Иное дело, чего эта неспешность стоила. В эпилоге «Униженных и оскорбленных» Наташа мягко выговаривает рассказчику, только что закончившему очередную повесть – к сроку, «для денег»: «Ты только испишешься, Ваня <…> изнасилуешь себя и испишешься; а кроме того, и здоровье погубишь. Вот С**, тот в два года по одной повести пишет, а N* в десять лет всего один роман написал. Зато как у них все отчеканено, отделано! Ни одной небрежности не найдешь». Иван Петрович едва ли не самый «автобиографичный» персонаж Достоевского, в словах героини слышны тревога и боль автора, обреченного обстоятельствами (безденежьем) на скоропись. Да и досада на более благополучных и потому якобы позволяющих себе не спешить коллег. Тургенев, прозрачно замаскированный литерой С**, действительно был человеком обеспеченным (по меркам Достоевского – богатым), но писал порой не менее интенсивно, чем автор «Униженных и оскорбленных». Но N* – Гончаров, совсем недавно, после двенадцатилетнего «молчания» (впрочем, относительного – «Фрегат “Паллада”», конечно, не «роман», но шедевром от того быть не перестает) выпустивший в свет «Обломова» – богат никогда не был. (Как не был купеческий сын баричем, а сирота – пусть при доброй и умной мачехе – баловнем, маменькиным сынком. Детство Ивана Александровича совсем не похоже на детство Александра Федоровича и Ильи Ильича.) Всю жизнь он, столь точно запечатлевший душащую тоску канцелярий, служил – исправно, толково и – на клятом цензорском поприще – немало споспешествуя своим собратьям. Служил день за днем, дабы, когда придет высокий час, спокойно отдаться художеству. И глупо даже задаваться вопросом, чьи – Гончарова или Достоевского – жизненные жертвы словесности были серьезнее. (Как и попрекать Тургенева его помещичьими доходами.)

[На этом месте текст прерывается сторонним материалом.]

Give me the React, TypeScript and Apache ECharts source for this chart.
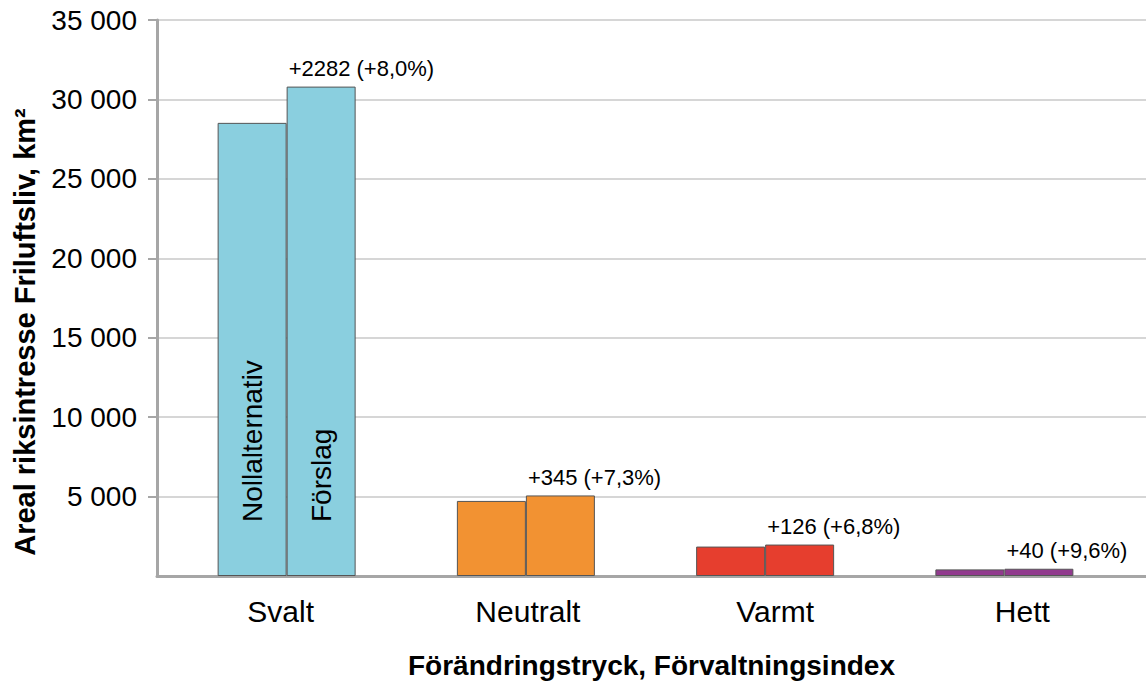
import React, { useEffect, useRef } from "react";
import * as echarts from "echarts";

const categories = ["Svalt", "Neutralt", "Varmt", "Hett"];
const nollValues = [28525, 4726, 1853, 417];
const forslagValues = [30807, 5071, 1979, 457];
const changeLabels = ["+2282 (+8,0%)", "+345 (+7,3%)", "+126 (+6,8%)", "+40 (+9,6%)"];
const barColors = ["#8ACFDF", "#F29232", "#E63E2E", "#913A8E"];
const yMax = 35000;
const yInterval = 5000;
const yTitle = "Areal riksintresse Friluftsliv, km²";
const xTitle = "Förändringstryck, Förvaltningsindex";

const FONT = "Liberation Sans, Arial, sans-serif";

export default function App() {
  const ref = useRef<HTMLDivElement>(null);
  useEffect(() => {
    if (!ref.current) return;
    const chart = echarts.init(ref.current, null, { renderer: "svg" });
    const border = { borderColor: "#555555", borderWidth: 1 };
    const innerLabel = (text: string) => ({
      show: true,
      formatter: text,
      position: "insideBottom",
      distance: 54,
      rotate: 90,
      align: "left",
      verticalAlign: "middle",
      fontSize: 28,
      fontFamily: FONT,
      color: "#000",
    });
    const nollData = nollValues.map((v, i) => ({
      value: v,
      itemStyle: { color: barColors[i], ...border },
      label: i === 0 ? innerLabel("Nollalternativ") : { show: false },
    }));
    const forslagData = forslagValues.map((v, i) => ({
      value: v,
      itemStyle: { color: barColors[i], ...border },
      label: i === 0 ? innerLabel("Förslag") : { show: false },
    }));
    const topLabelData = changeLabels.map((t) => ({
      value: 0,
      label: {
        show: true,
        formatter: t,
        position: [2, -7],
        align: "left",
        verticalAlign: "bottom",
        fontSize: 22,
        fontFamily: FONT,
        color: "#000",
      },
    }));
    chart.setOption({
      animation: false,
      textStyle: { fontFamily: FONT },
      grid: [
        { left: 157, right: 0, top: 20, bottom: 112 },
        { left: 167, right: 22, top: 20, bottom: 112 },
      ],
      graphic: [
        {
          type: "text",
          x: 25,
          y: 332,
          rotation: Math.PI / 2,
          style: {
            text: yTitle,
            fontSize: 29,
            fontWeight: "bold",
            fontFamily: FONT,
            fill: "#000",
            align: "center",
            verticalAlign: "middle",
          },
        },
      ],
      xAxis: [
        {
          type: "category",
          gridIndex: 0,
          data: categories,
          axisLine: { show: true, lineStyle: { color: "#a6a6a6", width: 3 } },
          axisTick: { show: false },
          axisLabel: { fontSize: 30, color: "#000", margin: 20, fontFamily: FONT },
          name: xTitle,
          nameLocation: "middle",
          nameGap: 75,
          nameTextStyle: { fontSize: 28, fontWeight: "bold", color: "#000", fontFamily: FONT },
        },
        {
          type: "category",
          gridIndex: 1,
          data: categories,
          axisLine: { show: false },
          axisTick: { show: false },
          axisLabel: { show: false },
        },
      ],
      yAxis: [
        {
          type: "value",
          gridIndex: 0,
          min: 0,
          max: yMax,
          interval: yInterval,
          axisLine: { show: true, lineStyle: { color: "#a6a6a6", width: 3 } },
          axisTick: { show: true, length: 9, lineStyle: { color: "#a6a6a6", width: 2 } },
          splitLine: { show: true, lineStyle: { color: "#c8c8c8", width: 1.5 } },
          axisLabel: {
            fontSize: 28,
            color: "#000",
            margin: 20,
            fontFamily: FONT,
            showMinLabel: false,
            formatter: (v: number) => String(v).replace(/\B(?=(\d{3})+(?!\d))/g, " "),
          },
        },
        {
          type: "value",
          gridIndex: 1,
          min: 0,
          max: yMax,
          interval: yInterval,
          show: false,
          splitLine: { show: false },
        },
      ],
      series: [
        {
          name: "Nollalternativ",
          type: "bar",
          xAxisIndex: 1,
          yAxisIndex: 1,
          barWidth: 69,
          barGap: "0%",
          data: nollData,
        },
        {
          name: "Förslag",
          type: "bar",
          stack: "f",
          xAxisIndex: 1,
          yAxisIndex: 1,
          barWidth: 69,
          barGap: "0%",
          data: forslagData,
        },
        {
          name: "Förändring",
          type: "bar",
          stack: "f",
          xAxisIndex: 1,
          yAxisIndex: 1,
          barWidth: 69,
          barGap: "0%",
          silent: true,
          itemStyle: { color: "transparent", borderWidth: 0 },
          data: topLabelData,
        },
      ],
    });
    return () => chart.dispose();
  }, []);
  return (
    <div
      ref={ref}
      style={{ position: "fixed", left: 0, top: 0, width: 1146, height: 688, background: "#fff" }}
    />
  );
}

Куда труднее разгадать другие загадки – реальные, а не вырастающие из привычных штампов. Во-первых, твердую уверенность Гончарова в смысловом единстве его трилогии, лишенной сквозных персонажей и межроманных сюжетных перекличек. Во-вторых же, парадоксальное – резко нарушающее привычные представления о том, как должны с возрастом меняться люди – развитие авторской мысли.